• OFWs face ‘challenges’ if Iran-Saudi row worsens


    An escalation of tensions between Saudi Arabia and Iran could lead to “challenges,” particularly with regard to jobs, for overseas Filipino workers (OFWs) in the Middle East, a senior Bangko Sentral ng Pilipinas (BSP) official said.

    “My concern is that if the Saudi-Iran conflict extends beyond their respective borders and affects all the contiguous jurisdictions, then we will have some challenges,” central bank Deputy Governor Diwa Guinigundo told reporters.

    Sunni-led Saudi Arabia severed diplomatic ties with Iran earlier this month after protesters ransacked its embassy in Tehran following the execution of a Shiite cleric. Iran, which is predominantly Shiite, declared that Saudi Arabia would face “quick consequences” for the execution.

    Earlier this week, Saudi Arabia accused Iran of “spreading sedition, unrest and chaos in the region” just days after a historic nuclear deal—which Tehran claims was being blocked by Riyadh—lifted economic sanctions against its rival.

    While war between is said to be unlikely, the conflict has reportedly extended into the oil arena, with Iran ramping up output following the lifting of sanctions and Saudi Arabia maintaining its production pace even as global oil prices plunge due to an oversupply.

    Other countries are urging a “de-escalation” given continued tensions between the religious and economic rivals. This week, the president of China—a major buyer of both Saudi and Iranian oil—visited Riyadh and is also scheduled to make a stop in Iran as part of a tour of the oil-rich Middle East.

    The oil price plunge has hurt economies in the region, which has raised fears about the availability of work for OFWs, whose remittances help prop up the Philippine economy.

    Pointing to the likely impact on jobs in the Middle East, Guinigundo said, “In the past we had the 1991 Gulf War and the 2003 the second Gulf War. But ou r OFWs were able to move elsewhere and find alternative employment.”
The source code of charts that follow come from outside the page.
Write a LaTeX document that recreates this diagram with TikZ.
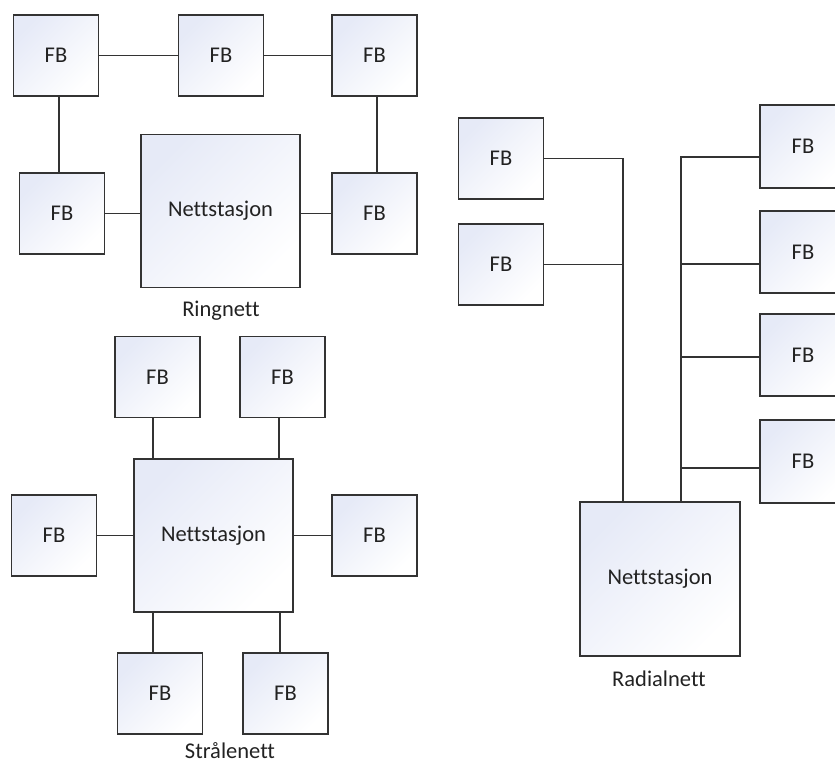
\documentclass[tikz,border=0pt]{standalone}
\usepackage{fontspec}
\setmainfont{Carlito}[Ligatures=NoCommon]
\definecolor{linec}{HTML}{333333}
\definecolor{fillc}{HTML}{E6EAF7}
\definecolor{textc}{HTML}{222222}
\begin{document}
\begin{tikzpicture}[x=1pt,y=-1pt,
  box/.style={draw=linec, line width=1.3pt, top color=fillc, bottom color=white,
    shading angle=45, minimum width=85pt, minimum height=81pt, inner sep=0pt,
    text=textc, font=\fontsize{22.5}{26}\selectfont},
  ns/.style={box, minimum width=159pt, minimum height=153pt},
  wire/.style={draw=linec, line width=1.3pt},
  lbl/.style={text=textc, font=\fontsize{22.5}{26}\selectfont, inner sep=0pt}]
\useasboundingbox (0,0) rectangle (835,763);
\clip (0,0) rectangle (835,763);
% Ringnett
\node[box] (A1) at (56,55.5) {FB};
\node[box] (A2) at (221,55.5) {FB};
\node[box] (A3) at (374.5,55.5) {FB};
\node[box] (A4) at (62,213.5) {FB};
\node[ns] (AN) at (220.5,211) {Nettstasjon};
\node[box] (A5) at (374.5,213.5) {FB};
\node[lbl] (AL) at (221,311) {Ringnett};
\draw[wire] (A1) -- (A2);
\draw[wire] (A2) -- (A3);
\draw[wire] (A1.south -| 59,0) -- (A4.north -| 59,0);
\draw[wire] (A3.south -| 377,0) -- (A5.north -| 377,0);
\draw[wire] (A4.east) -- (A4.east -| AN.west);
\draw[wire] (A5.west) -- (A5.west -| AN.east);
% Strålenett
\node[box] (B1) at (157.5,377) {FB};
\node[box] (B2) at (282.5,377) {FB};
\node[ns] (BN) at (213.5,535.5) {Nettstasjon};
\node[box] (B3) at (54,535.5) {FB};
\node[box] (B4) at (374.5,535.5) {FB};
\node[box] (B5) at (160,693.5) {FB};
\node[box] (B6) at (285.5,693.5) {FB};
\node[lbl] (BL) at (230,751) {Strålenett};
\draw[wire] (B1.south -| 153,0) -- (BN.north -| 153,0);
\draw[wire] (B2.south -| 279,0) -- (BN.north -| 279,0);
\draw[wire] (B3) -- (BN);
\draw[wire] (B4) -- (BN);
\draw[wire] (B5.north -| 153,0) -- (BN.south -| 153,0);
\draw[wire] (B6.north -| 280,0) -- (BN.south -| 280,0);
% Radialnett
\node[box] (C1) at (501,158.5) {FB};
\node[box] (C2) at (501,264.5) {FB};
\node[box, minimum width=86pt, minimum height=83pt] (R1) at (803,146.5) {FB};
\node[box, minimum width=86pt, minimum height=82pt] (R2) at (803,252) {FB};
\node[box, minimum width=86pt, minimum height=82pt] (R3) at (803,355) {FB};
\node[box, minimum width=86pt, minimum height=83pt] (R4) at (803,461.5) {FB};
\node[ns, minimum width=160pt, minimum height=154pt] (CN) at (660,579) {Nettstasjon};
\node[lbl] (CL) at (659,679) {Radialnett};
\draw[wire] (C1.east) -- (C1.east -| 623,0) -- (CN.north -| 623,0);
\draw[wire] (C2.east) -- (C2.east -| 623,0);
\draw[wire] (CN.north -| 681,0) -- (681,157) -- (R1.west |- 0,157);
\draw[wire] (681,264) -- (R2.west |- 0,264);
\draw[wire] (681,357) -- (R3.west |- 0,357);
\draw[wire] (681,468) -- (R4.west |- 0,468);
\end{tikzpicture}
\end{document}
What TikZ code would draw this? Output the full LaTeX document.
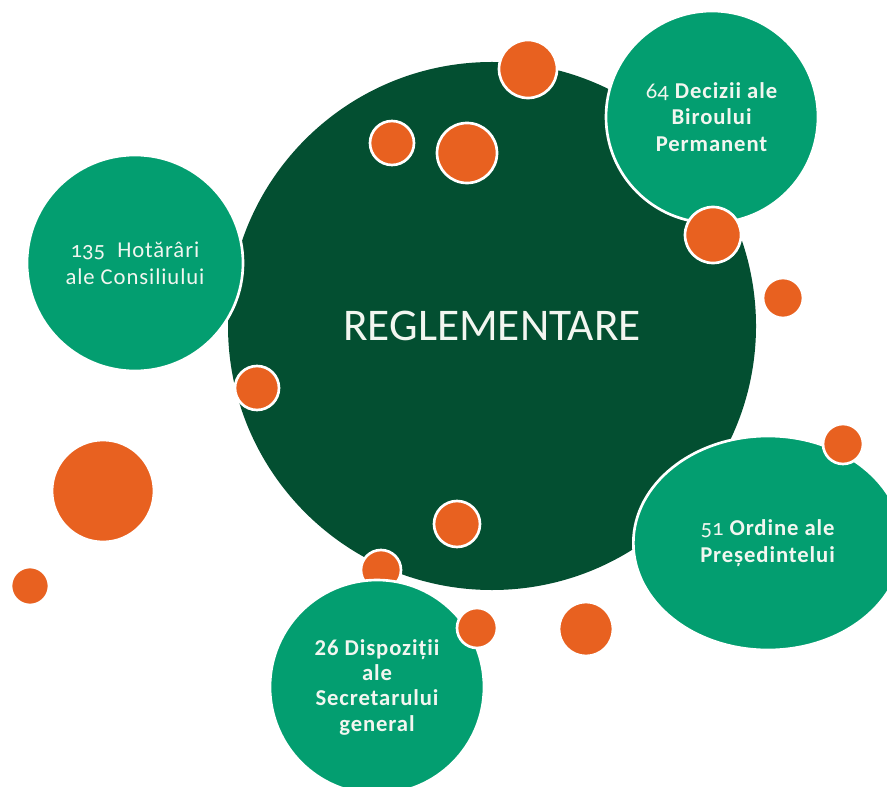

    Earlier this month, central bank Governor Amando Tetangco Jr warned that remittances could be affected by tensions in the Middle East.

    “As for overseas Filipino remittances, we may see some temporary setback because of logistical difficulties and deployment may slow,” Tetangco said in a text message to reporters.

    “But based on experiences from past regional conflicts, our overseas workers are able to find ways of sending back money to their families here and also work in other areas that may be safer from conflict,” he added.

    Two Middle East countries—Saudi Arabia and the United Arab Emirates (UAE) — were among the major sources of cash remittances in the first 11 months of 2015 based on latest central bank data.

    Funds coursed through banks for the January to November period grew by 3.6 percent to $22.83 billion, mainly coming from Saudi Arabia, the UAE as well as the United States, Singapore, the United Kingdom, Japan, Canada and Hong Kong.

    Middle East countries were also among the primary destinations of OFWs based on data from the Philippine Overseas Employment Administration (POEA).

    The POEA said 771,635 job orders were approved during the period. Of these, 44 percent were for service, production, and professional, technical and related positions in Saudi Arabia, Kuwait, Qatar, Taiwan, and Hong Kong.

    The central bank has trimmed its cash remittances outlook for 2015 to 4 percent from 5 percent. In value terms, cash remittances are projected to have reached $25.3 billion last year from $24.3 billion in 2014.